Instructions for the task:
Print the lines of the listing below verbatim from its first line through the line bearing "Chart.defaults.color = '#000';". Any pictures are to be omitted.

Dataset section:
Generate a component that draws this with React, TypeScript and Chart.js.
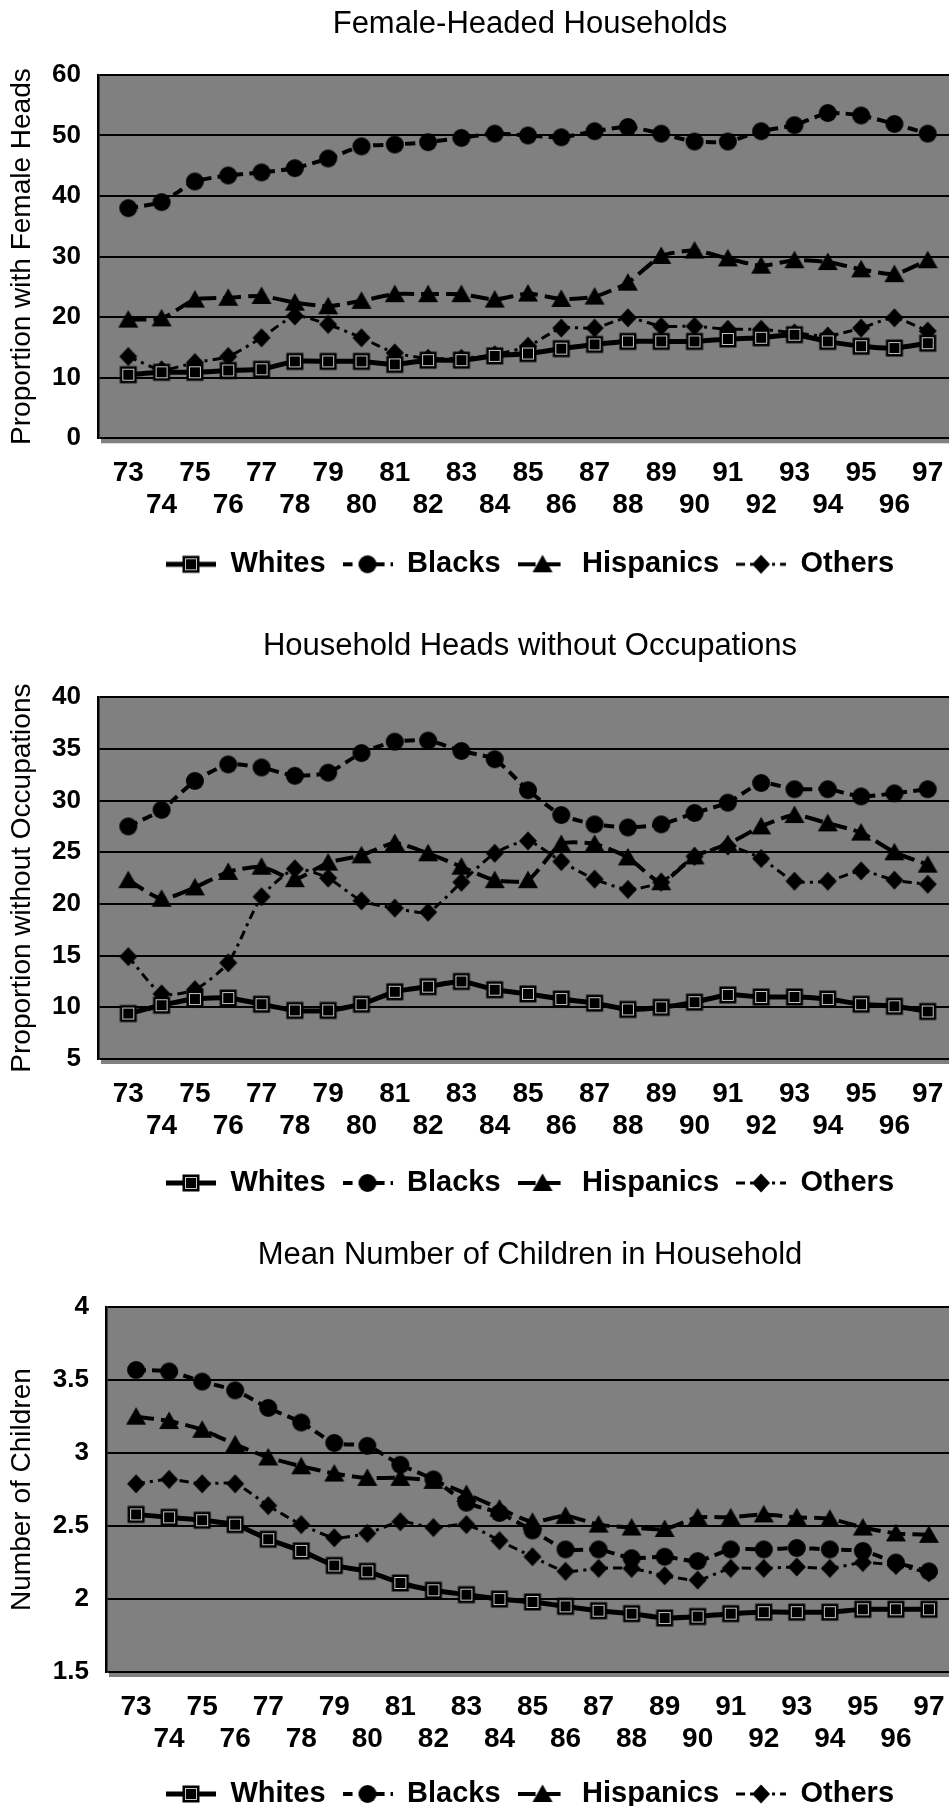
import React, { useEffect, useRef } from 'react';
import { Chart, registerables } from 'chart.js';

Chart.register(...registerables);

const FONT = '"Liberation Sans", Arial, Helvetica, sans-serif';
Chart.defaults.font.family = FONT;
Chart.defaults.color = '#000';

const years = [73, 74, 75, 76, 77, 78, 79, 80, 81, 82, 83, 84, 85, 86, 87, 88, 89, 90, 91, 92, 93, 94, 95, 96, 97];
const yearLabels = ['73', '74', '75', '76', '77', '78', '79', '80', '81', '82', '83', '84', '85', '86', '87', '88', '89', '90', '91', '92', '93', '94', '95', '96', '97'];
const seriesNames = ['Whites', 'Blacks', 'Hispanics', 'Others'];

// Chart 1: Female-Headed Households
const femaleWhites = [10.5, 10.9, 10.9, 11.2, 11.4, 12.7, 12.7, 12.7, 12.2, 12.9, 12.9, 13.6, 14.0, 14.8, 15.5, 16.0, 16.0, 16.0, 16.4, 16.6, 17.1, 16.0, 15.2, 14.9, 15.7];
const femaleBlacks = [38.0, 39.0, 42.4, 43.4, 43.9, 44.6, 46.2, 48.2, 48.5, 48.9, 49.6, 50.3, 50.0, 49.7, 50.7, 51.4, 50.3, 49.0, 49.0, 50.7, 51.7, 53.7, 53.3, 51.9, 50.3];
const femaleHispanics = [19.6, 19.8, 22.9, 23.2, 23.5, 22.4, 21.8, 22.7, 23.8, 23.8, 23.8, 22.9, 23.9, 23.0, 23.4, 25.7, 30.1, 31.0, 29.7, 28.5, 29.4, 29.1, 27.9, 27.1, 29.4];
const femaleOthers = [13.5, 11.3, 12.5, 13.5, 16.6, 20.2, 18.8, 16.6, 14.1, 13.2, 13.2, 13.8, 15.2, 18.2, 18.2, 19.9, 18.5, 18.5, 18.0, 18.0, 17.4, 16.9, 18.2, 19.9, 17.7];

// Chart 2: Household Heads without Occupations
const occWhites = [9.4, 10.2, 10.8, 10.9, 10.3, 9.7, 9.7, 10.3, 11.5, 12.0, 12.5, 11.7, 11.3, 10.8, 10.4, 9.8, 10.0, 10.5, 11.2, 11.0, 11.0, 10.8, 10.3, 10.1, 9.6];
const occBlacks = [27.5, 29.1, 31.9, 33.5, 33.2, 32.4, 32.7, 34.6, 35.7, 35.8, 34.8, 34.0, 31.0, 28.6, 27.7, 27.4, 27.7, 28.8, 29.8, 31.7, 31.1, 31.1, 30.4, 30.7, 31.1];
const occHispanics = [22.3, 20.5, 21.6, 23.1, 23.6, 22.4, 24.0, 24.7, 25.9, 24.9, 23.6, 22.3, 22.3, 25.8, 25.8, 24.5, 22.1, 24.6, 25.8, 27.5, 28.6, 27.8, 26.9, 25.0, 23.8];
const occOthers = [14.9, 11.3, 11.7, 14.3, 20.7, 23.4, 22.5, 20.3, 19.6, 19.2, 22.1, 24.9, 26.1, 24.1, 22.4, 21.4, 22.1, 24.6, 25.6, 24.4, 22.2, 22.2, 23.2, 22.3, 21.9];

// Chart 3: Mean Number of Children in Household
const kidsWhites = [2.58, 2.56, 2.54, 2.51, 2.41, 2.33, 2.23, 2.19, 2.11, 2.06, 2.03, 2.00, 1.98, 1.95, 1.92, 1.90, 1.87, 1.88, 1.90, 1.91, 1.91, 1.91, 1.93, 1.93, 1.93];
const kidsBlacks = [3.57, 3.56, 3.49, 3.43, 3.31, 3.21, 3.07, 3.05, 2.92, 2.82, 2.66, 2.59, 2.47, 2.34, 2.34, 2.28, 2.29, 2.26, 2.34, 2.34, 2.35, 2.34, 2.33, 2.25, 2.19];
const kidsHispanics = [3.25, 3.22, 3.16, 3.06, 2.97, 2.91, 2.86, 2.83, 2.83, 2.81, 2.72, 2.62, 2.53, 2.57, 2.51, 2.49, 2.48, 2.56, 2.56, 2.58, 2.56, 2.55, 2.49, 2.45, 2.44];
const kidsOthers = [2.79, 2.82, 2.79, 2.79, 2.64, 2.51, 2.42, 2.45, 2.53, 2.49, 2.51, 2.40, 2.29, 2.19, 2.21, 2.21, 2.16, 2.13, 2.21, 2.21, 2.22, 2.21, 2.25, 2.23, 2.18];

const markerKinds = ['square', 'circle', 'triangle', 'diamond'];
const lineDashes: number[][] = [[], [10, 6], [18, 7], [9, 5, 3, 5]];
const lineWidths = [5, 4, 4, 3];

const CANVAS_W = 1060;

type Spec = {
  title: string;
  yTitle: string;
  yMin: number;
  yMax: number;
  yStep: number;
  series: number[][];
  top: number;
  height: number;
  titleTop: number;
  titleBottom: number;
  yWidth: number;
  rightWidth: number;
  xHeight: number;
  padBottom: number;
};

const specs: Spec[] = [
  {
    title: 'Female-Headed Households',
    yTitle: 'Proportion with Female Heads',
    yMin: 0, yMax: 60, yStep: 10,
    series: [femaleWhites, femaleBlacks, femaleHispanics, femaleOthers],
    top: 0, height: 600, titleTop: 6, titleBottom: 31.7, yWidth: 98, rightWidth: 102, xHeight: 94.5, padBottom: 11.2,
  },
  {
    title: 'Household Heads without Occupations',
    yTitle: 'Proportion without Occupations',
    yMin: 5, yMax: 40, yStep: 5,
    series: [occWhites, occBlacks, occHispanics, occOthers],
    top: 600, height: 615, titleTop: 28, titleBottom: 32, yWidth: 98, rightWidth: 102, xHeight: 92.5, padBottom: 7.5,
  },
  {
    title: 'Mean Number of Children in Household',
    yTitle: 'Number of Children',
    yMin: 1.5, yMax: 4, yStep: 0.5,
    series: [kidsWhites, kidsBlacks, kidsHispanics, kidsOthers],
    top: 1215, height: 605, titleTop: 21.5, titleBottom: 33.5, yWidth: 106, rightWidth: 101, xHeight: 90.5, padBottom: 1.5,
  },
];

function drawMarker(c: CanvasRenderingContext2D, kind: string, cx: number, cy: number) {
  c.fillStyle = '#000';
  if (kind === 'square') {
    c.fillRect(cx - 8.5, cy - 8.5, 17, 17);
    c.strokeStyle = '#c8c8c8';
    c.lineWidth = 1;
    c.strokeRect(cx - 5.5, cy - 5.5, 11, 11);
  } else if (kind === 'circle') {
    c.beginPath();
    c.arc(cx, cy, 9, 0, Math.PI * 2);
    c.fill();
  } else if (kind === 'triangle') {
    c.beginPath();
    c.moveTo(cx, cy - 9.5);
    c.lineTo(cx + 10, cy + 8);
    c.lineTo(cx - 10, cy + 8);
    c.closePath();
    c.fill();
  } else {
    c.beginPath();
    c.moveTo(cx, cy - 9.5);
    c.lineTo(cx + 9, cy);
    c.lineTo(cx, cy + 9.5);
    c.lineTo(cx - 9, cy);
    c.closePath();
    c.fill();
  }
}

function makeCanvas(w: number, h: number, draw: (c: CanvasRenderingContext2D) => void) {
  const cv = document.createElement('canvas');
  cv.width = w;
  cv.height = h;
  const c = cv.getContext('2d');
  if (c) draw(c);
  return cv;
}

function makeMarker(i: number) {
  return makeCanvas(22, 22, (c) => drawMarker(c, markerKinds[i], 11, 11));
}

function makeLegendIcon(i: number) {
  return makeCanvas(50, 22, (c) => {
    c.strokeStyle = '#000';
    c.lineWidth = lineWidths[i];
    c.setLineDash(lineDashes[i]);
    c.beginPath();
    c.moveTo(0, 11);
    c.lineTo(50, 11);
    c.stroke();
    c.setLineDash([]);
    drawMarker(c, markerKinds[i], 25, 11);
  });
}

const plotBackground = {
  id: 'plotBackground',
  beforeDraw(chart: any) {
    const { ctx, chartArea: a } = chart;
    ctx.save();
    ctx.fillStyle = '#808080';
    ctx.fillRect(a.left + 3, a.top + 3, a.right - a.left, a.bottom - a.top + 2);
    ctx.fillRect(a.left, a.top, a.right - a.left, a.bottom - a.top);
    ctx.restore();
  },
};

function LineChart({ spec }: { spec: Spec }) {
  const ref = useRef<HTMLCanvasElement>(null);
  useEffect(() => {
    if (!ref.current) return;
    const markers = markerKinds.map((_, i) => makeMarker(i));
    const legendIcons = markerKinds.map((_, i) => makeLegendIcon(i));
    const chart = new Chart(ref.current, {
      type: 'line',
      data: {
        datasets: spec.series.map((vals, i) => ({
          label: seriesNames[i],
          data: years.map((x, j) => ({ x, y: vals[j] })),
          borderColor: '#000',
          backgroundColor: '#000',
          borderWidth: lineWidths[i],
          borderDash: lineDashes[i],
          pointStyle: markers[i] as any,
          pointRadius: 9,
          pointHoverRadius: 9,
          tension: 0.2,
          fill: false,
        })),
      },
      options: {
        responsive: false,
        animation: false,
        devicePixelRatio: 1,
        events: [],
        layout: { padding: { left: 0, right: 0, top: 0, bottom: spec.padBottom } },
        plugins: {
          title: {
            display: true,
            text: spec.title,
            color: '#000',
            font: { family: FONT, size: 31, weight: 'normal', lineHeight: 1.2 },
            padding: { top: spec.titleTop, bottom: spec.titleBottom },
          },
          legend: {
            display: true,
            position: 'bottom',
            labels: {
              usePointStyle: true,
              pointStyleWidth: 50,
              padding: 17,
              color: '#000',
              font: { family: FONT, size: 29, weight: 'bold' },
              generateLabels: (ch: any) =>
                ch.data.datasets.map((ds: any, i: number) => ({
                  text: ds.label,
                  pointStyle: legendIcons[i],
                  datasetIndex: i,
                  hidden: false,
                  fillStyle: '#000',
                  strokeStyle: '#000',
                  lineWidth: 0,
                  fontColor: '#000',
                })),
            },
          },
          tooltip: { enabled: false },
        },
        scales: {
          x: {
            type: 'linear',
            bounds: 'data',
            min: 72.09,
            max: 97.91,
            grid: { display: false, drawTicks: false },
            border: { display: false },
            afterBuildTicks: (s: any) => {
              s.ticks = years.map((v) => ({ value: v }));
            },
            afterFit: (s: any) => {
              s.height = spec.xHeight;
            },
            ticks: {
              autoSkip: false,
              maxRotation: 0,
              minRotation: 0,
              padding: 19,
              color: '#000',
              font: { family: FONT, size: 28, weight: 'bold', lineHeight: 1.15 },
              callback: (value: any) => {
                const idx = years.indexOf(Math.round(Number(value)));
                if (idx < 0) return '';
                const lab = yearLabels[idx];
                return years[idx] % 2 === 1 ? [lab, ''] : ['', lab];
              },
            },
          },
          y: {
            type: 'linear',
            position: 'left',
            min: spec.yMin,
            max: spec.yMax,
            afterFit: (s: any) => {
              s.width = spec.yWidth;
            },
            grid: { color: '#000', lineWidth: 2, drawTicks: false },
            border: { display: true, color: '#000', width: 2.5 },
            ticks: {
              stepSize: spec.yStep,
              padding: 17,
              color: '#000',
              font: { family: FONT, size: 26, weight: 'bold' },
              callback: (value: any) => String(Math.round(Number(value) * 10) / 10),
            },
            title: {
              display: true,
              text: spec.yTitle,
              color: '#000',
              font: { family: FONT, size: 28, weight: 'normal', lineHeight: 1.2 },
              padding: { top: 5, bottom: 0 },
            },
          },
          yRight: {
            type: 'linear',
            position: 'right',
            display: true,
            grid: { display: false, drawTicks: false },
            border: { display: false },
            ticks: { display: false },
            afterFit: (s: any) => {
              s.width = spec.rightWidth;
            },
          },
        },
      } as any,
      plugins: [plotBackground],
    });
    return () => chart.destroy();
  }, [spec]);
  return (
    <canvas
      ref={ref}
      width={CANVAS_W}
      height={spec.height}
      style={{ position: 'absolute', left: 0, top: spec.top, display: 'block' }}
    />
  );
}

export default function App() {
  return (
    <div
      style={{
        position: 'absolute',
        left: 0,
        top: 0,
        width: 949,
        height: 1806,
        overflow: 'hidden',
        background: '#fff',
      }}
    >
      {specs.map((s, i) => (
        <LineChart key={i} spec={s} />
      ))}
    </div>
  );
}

Exercise response:
Generate a component that draws this with React, TypeScript and Chart.js.
import React, { useEffect, useRef } from 'react';
import { Chart, registerables } from 'chart.js';

Chart.register(...registerables);

const FONT = '"Liberation Sans", Arial, Helvetica, sans-serif';
Chart.defaults.font.family = FONT;
Chart.defaults.color = '#000';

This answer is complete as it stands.